[What to produce] Begin at the first line of the data and copy each line through the one containing "plt.rcParams['mathtext.rm'] = 'Liberation", that line included, with no pictures.

[Data extract]

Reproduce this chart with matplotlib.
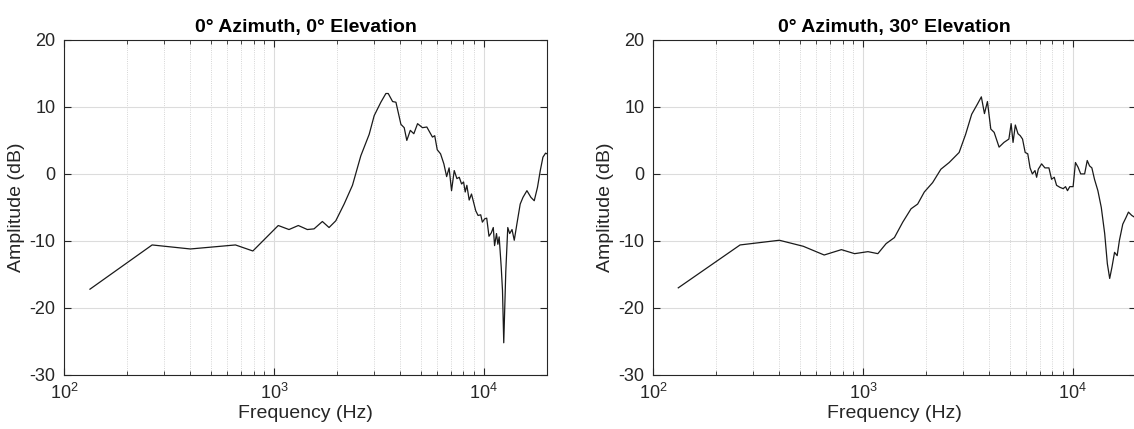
import numpy as np
import matplotlib
matplotlib.use("Agg")
import matplotlib.pyplot as plt
from matplotlib.ticker import LogLocator, NullFormatter

plt.rcParams['font.family'] = ['Liberation Sans', 'DejaVu Sans']
plt.rcParams['axes.unicode_minus'] = False
plt.rcParams['mathtext.fontset'] = 'custom'
plt.rcParams['mathtext.rm'] = 'Liberation Sans'

# 0 deg azimuth, 0 deg elevation
freq_el0 = [133, 263, 400, 656, 794, 1049, 1180, 1307, 1443, 1553, 1702, 1831,
            1971, 2160, 2367, 2594, 2843, 3004, 3232, 3415, 3504, 3676, 3813,
            4027, 4175, 4296, 4464, 4640, 4834, 5102, 5351, 5691, 5835, 5999,
            6220, 6450, 6650, 6832, 7017, 7227, 7442, 7636, 7833, 8006, 8152,
            8300, 8515, 8733, 9150, 9386, 9663, 9840, 10095, 10320, 10580,
            10850, 11090, 11250, 11490, 11660, 11830, 12100, 12270, 12440,
            12720, 13000, 13280, 13620, 13960, 14380, 14900, 15360, 16040,
            16760, 17380, 18010, 18570, 19120, 19680, 20000]
amp_el0 = [-17.2, -10.6, -11.2, -10.6, -11.5, -7.7, -8.3, -7.7, -8.3, -8.2,
           -7.1, -8.0, -7.0, -4.5, -1.7, 2.7, 5.9, 8.7, 10.7, 12.0, 12.0, 10.8,
           10.7, 7.4, 6.9, 5.0, 6.5, 6.0, 7.5, 6.9, 7.0, 5.5, 5.7, 3.6, 3.0,
           1.5, -0.4, 0.9, -2.5, 0.5, -0.7, -0.5, -1.5, -1.2, -2.7, -1.7, -3.9,
           -3.0, -5.5, -6.2, -6.1, -7.2, -6.7, -6.6, -9.3, -8.8, -8.0, -10.7,
           -8.9, -10.5, -9.4, -13.9, -17.4, -25.2, -14.6, -8.0, -8.9, -8.3,
           -9.9, -7.4, -4.5, -3.5, -2.5, -3.5, -4.0, -2.0, 0.5, 2.5, 3.1, 3.0]

# 0 deg azimuth, 30 deg elevation
freq_el30 = [132, 260, 400, 520, 654, 790, 913, 1057, 1178, 1290, 1413, 1548,
             1696, 1823, 1961, 2148, 2352, 2576, 2873, 3085, 3297, 3509, 3666,
             3793, 3919, 4066, 4219, 4453, 4697, 4958, 5083, 5190, 5322, 5478,
             5617, 5760, 5929, 6100, 6255, 6415, 6603, 6722, 6845, 7099, 7362,
             7693, 7920, 8154, 8365, 8675, 8997, 9230, 9430, 9670, 10030,
             10290, 10590, 10900, 11380, 11710, 12010, 12320, 12680, 13160,
             13660, 14180, 14600, 14980, 15360, 15800, 16260, 16670, 17290,
             17920, 18400, 19090, 20000]
amp_el30 = [-17.0, -10.6, -9.9, -10.8, -12.1, -11.3, -11.9, -11.6, -11.9,
            -10.4, -9.5, -7.2, -5.2, -4.5, -2.7, -1.3, 0.7, 1.7, 3.2, 5.9, 8.9,
            10.4, 11.5, 9.0, 10.8, 6.7, 6.2, 4.0, 4.7, 5.2, 7.5, 4.7, 7.3, 6.0,
            5.7, 5.2, 3.2, 3.0, 0.9, 0.0, 0.5, -0.5, 0.7, 1.5, 0.9, 0.9, -0.8,
            -0.5, -1.7, -2.0, -2.2, -1.9, -2.5, -1.9, -1.9, 1.7, 1.0, 0.0, 0.0,
            2.0, 1.2, 0.9, -0.8, -2.5, -5.0, -8.9, -13.4, -15.6, -13.9, -11.7,
            -12.2, -9.9, -7.5, -6.5, -5.7, -6.2, -6.6]

titles = ["0° Azimuth, 0° Elevation", "0° Azimuth, 30° Elevation"]
yticks = [-30, -20, -10, 0, 10, 20]

fig = plt.figure(figsize=(11.34, 4.29), dpi=100)
ax1 = fig.add_axes([0.0564, 0.126, 0.426, 0.781])
ax2 = fig.add_axes([0.5758, 0.126, 0.426, 0.781])

for ax, f, a, t in zip([ax1, ax2], [freq_el0, freq_el30], [amp_el0, amp_el30], titles):
    ax.semilogx(f, a, color='#1a1a1a', linewidth=0.9)
    ax.set_xlim(100, 20000)
    ax.set_ylim(-30, 20)
    ax.set_yticks(yticks)
    ax.xaxis.set_major_locator(LogLocator(base=10, numticks=10))
    ax.xaxis.set_minor_locator(LogLocator(base=10, subs=np.arange(2, 10), numticks=20))
    ax.xaxis.set_minor_formatter(NullFormatter())
    ax.grid(True, which='major', color='#dcdcdc', linewidth=0.8, linestyle='-')
    ax.grid(True, which='minor', axis='x', color='#c8c8c8', linewidth=0.6, linestyle=':')
    ax.set_axisbelow(True)
    ax.tick_params(which='both', direction='in', top=True, right=True,
                   labelsize=13, colors='#262626', pad=6)
    ax.tick_params(which='major', length=5)
    ax.tick_params(which='minor', length=3)
    for s in ax.spines.values():
        s.set_color('#262626')
        s.set_linewidth(0.8)
    ax.set_xlabel('Frequency (Hz)', fontsize=14, color='#262626', labelpad=1)
    ax.set_ylabel('Amplitude (dB)', fontsize=14, color='#262626', labelpad=3)
    ax.set_title(t, fontsize=14, fontweight='bold', pad=6)

fig.savefig('out.png', dpi=100, facecolor='white')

[Answer to this task]
Reproduce this chart with matplotlib.
import numpy as np
import matplotlib
matplotlib.use("Agg")
import matplotlib.pyplot as plt
from matplotlib.ticker import LogLocator, NullFormatter

plt.rcParams['font.family'] = ['Liberation Sans', 'DejaVu Sans']
plt.rcParams['axes.unicode_minus'] = False
plt.rcParams['mathtext.fontset'] = 'custom'
plt.rcParams['mathtext.rm'] = 'Liberation Sans'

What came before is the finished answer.